Professional Passenger Has Basic Question

Hello everyone and a very pleasant 2021 to all.

Last night I was watching a program concerning Air France flight 447 from Rio de Janeiro to Paris. They discussed the cause for the crash and reported that the pitot tubes became frozen and thus the pilots, without any visual references, could not save the aircraft. I do not blame them for that because I cannot judge what I do not know.

What I do know is that GPS signals have been available to aircraft for many years. I have had an application on my iPhone for a few years now that tracks my location, altitude above mean sea level, and velocity from satellites. It updates as I drive down the road. We will drive on to an overpass that could have a 10 story building underneath it in my altitude changes as I go.

While I am not sure if this application was available for iPhones in 2009 it certainly makes sense that it should have been available to aircraft. Why do not aircraft use GPS for backup navigational data?

There must certainly be some eloquent and reasonable explanation. I just cannot think of what it is. Please enlighten me.

Thank you!

The problem was that the aircraft stalled. GPS information will not help you finding out your airspeed. It will only tell you your position and ground speed.

Thank you Mr. Hill… However, from the report I read provided by the French equivalent of the NTSB, that aircraft was still airborne for about 6 minutes after it got into trouble. It did not stall immediately. The pilots were confused by the erroneous readings from the frozen pitot tubes and spent 5 or 6 minutes trying to sort it out. By the time they discovered the truth, it was too late. GPS will give you velocity, heading, and altitude. My last trip to Atlanta was clocked at 525mph @ 28,000 feet. Even in 2009 I cannot imagine why some sort of back up GPS system could not have provided them with enough data to save the aircraft. There must be a good reason for that. Plenty of people smarter than I am flying around up there and flying desks down here. So, why? Thanks again!

Well… I found a conversation about this subject from 2015… " Airliners do generally have GPS receivers, but GPS doesn’t give you the information that’s needed in this case.

In AF 447, the primary consequence of the blocked pitot tubes was that the flight envelope protection system couldn’t do its job properly and therefore automatically disengaged together with the autopilot.
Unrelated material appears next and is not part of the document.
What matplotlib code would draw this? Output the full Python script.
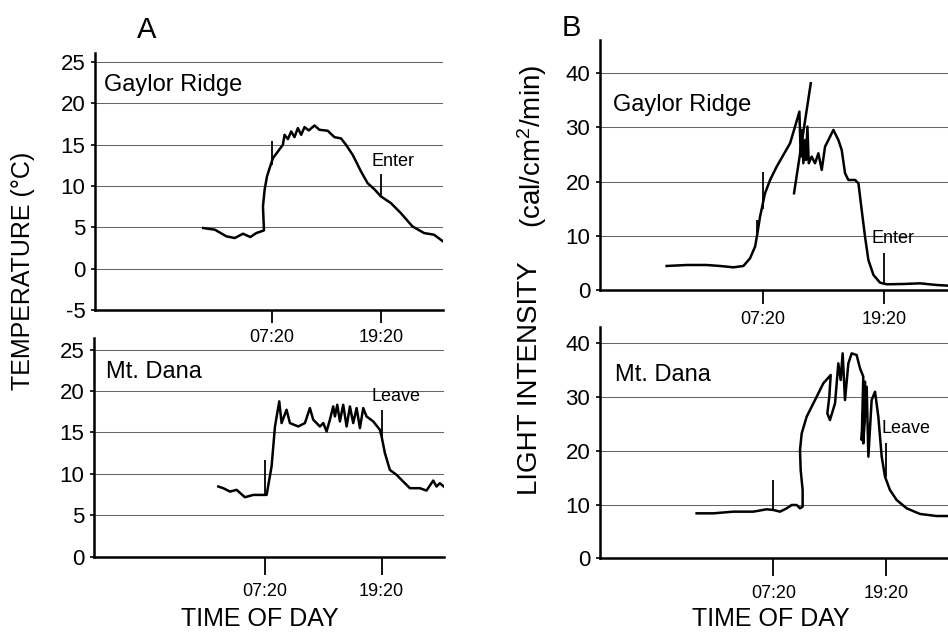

The subsequent crash was caused by the pilots’ confusion and failure to realize which consequences this had for the aircraft’s reaction to their control inputs.

However, what this system needs to function is not something a GPS system can possibly provide. GPS knows how fast the aircraft is moving relative to the earth , but for flight envelope protection you need to know how fast the aircraft is moving relative to the surrounding air , which GPS doesn’t have any way of knowing. The differences between these values is caused by wind and can be pretty large. It would be a recipe for disaster to let the computer limit what the pilot can do based on an arbitrary assumption that there’s no wind. (And, as Terry comments, there’s an additional difference caused by air pressure).

If I remember correctly, the AF 447 investigation concluded that the pitot tubes had thawed and began functioning properly well before impact; it was not the loss of airspeed indication that prevented the pilots from salvaging the situation. By this time the pilots were confused and thought the airspeed indication was still malfunctioning because it showed a much slower speed than they thought they ought to have – whereas in fact it was working perfectly well."

But you know what? I still don’t buy it. In a day when we can shoot a missile through a window 1000 miles away, when we can send submarines around the world, when Google use its Sensor Vault algorithms to accurately predict human behavior, there has got to be a way to back up all of us flying around up there. Let’s just figure it out.